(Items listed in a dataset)

## START

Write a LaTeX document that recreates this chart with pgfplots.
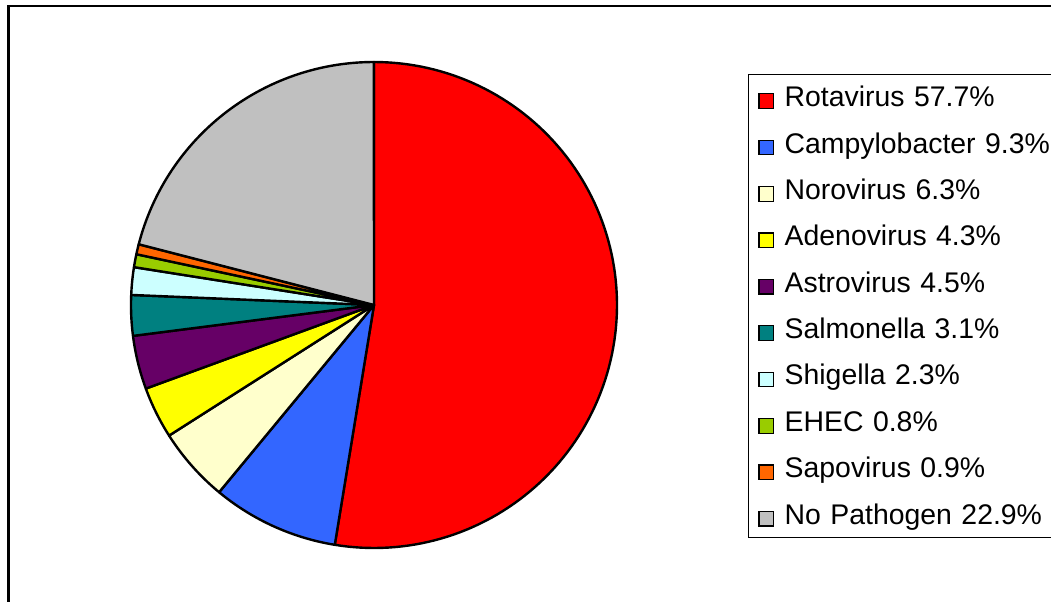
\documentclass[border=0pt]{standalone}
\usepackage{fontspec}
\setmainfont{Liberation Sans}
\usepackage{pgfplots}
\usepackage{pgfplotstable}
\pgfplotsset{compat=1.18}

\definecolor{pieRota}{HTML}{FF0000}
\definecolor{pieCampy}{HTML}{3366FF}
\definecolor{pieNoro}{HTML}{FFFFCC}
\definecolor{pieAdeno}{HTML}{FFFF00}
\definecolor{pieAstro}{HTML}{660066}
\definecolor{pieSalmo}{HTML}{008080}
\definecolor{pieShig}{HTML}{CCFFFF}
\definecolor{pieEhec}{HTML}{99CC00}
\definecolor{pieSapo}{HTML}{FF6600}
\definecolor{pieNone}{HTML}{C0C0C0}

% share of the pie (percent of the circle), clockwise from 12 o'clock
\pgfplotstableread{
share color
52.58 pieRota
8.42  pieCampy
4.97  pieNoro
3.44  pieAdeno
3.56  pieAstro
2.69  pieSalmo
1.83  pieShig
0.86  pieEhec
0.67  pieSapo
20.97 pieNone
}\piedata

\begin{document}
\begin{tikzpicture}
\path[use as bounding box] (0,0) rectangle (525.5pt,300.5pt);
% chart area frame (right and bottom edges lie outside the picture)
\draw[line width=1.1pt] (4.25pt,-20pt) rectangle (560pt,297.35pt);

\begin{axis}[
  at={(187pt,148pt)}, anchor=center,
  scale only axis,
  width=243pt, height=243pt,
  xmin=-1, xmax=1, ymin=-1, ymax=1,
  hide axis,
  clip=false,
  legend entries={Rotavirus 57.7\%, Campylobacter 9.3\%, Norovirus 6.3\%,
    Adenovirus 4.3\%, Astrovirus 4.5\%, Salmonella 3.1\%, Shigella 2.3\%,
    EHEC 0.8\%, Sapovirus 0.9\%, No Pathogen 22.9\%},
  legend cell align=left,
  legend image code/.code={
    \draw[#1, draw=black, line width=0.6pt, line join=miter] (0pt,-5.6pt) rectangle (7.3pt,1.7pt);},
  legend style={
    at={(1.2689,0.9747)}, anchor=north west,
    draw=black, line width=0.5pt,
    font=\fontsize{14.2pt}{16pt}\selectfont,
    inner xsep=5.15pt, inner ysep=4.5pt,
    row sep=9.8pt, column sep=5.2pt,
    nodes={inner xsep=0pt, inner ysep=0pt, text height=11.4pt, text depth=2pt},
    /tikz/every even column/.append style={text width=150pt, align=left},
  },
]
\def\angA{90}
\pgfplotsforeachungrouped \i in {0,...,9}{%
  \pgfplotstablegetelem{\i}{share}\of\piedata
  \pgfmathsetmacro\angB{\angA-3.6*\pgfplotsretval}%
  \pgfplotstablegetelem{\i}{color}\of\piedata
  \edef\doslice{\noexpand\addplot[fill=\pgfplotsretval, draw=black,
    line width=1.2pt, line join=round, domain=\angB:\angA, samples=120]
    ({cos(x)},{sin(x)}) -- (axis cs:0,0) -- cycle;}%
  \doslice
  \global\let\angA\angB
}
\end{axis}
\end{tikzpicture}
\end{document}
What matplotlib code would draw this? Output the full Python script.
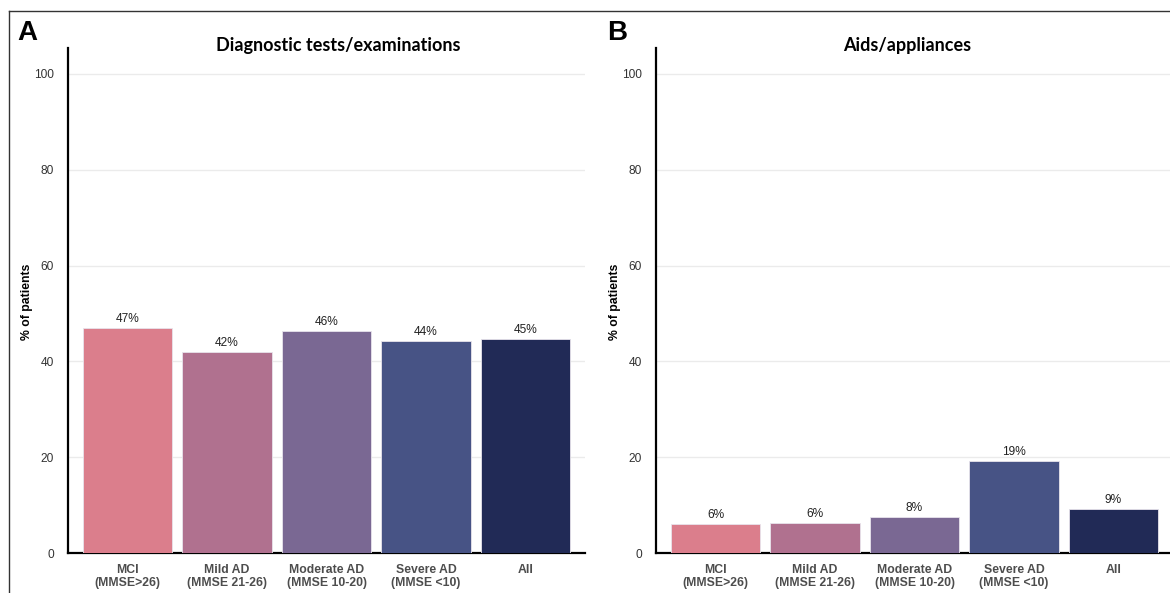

## END

Return all of the data exactly as written, and drop the pictures.

▶ **REPLY**
Write a LaTeX document that recreates this chart with pgfplots.
\documentclass[border=0pt]{standalone}
\usepackage{fontspec}
\setmainfont{Liberation Sans}
\usepackage{pgfplots}
\usepackage{pgfplotstable}
\pgfplotsset{compat=1.18}

\definecolor{pieRota}{HTML}{FF0000}
\definecolor{pieCampy}{HTML}{3366FF}
\definecolor{pieNoro}{HTML}{FFFFCC}
\definecolor{pieAdeno}{HTML}{FFFF00}
\definecolor{pieAstro}{HTML}{660066}
\definecolor{pieSalmo}{HTML}{008080}
\definecolor{pieShig}{HTML}{CCFFFF}
\definecolor{pieEhec}{HTML}{99CC00}
\definecolor{pieSapo}{HTML}{FF6600}
\definecolor{pieNone}{HTML}{C0C0C0}

% share of the pie (percent of the circle), clockwise from 12 o'clock
\pgfplotstableread{
share color
52.58 pieRota
8.42  pieCampy
4.97  pieNoro
3.44  pieAdeno
3.56  pieAstro
2.69  pieSalmo
1.83  pieShig
0.86  pieEhec
0.67  pieSapo
20.97 pieNone
}\piedata

\begin{document}
\begin{tikzpicture}
\path[use as bounding box] (0,0) rectangle (525.5pt,300.5pt);
% chart area frame (right and bottom edges lie outside the picture)
\draw[line width=1.1pt] (4.25pt,-20pt) rectangle (560pt,297.35pt);

\begin{axis}[
  at={(187pt,148pt)}, anchor=center,
  scale only axis,
  width=243pt, height=243pt,
  xmin=-1, xmax=1, ymin=-1, ymax=1,
  hide axis,
  clip=false,
  legend entries={Rotavirus 57.7\%, Campylobacter 9.3\%, Norovirus 6.3\%,
    Adenovirus 4.3\%, Astrovirus 4.5\%, Salmonella 3.1\%, Shigella 2.3\%,
    EHEC 0.8\%, Sapovirus 0.9\%, No Pathogen 22.9\%},
  legend cell align=left,
  legend image code/.code={
    \draw[#1, draw=black, line width=0.6pt, line join=miter] (0pt,-5.6pt) rectangle (7.3pt,1.7pt);},
  legend style={
    at={(1.2689,0.9747)}, anchor=north west,
    draw=black, line width=0.5pt,
    font=\fontsize{14.2pt}{16pt}\selectfont,
    inner xsep=5.15pt, inner ysep=4.5pt,
    row sep=9.8pt, column sep=5.2pt,
    nodes={inner xsep=0pt, inner ysep=0pt, text height=11.4pt, text depth=2pt},
    /tikz/every even column/.append style={text width=150pt, align=left},
  },
]
\def\angA{90}
\pgfplotsforeachungrouped \i in {0,...,9}{%
  \pgfplotstablegetelem{\i}{share}\of\piedata
  \pgfmathsetmacro\angB{\angA-3.6*\pgfplotsretval}%
  \pgfplotstablegetelem{\i}{color}\of\piedata
  \edef\doslice{\noexpand\addplot[fill=\pgfplotsretval, draw=black,
    line width=1.2pt, line join=round, domain=\angB:\angA, samples=120]
    ({cos(x)},{sin(x)}) -- (axis cs:0,0) -- cycle;}%
  \doslice
  \global\let\angA\angB
}
\end{axis}
\end{tikzpicture}
\end{document}
What matplotlib code would draw this? Output the full Python script.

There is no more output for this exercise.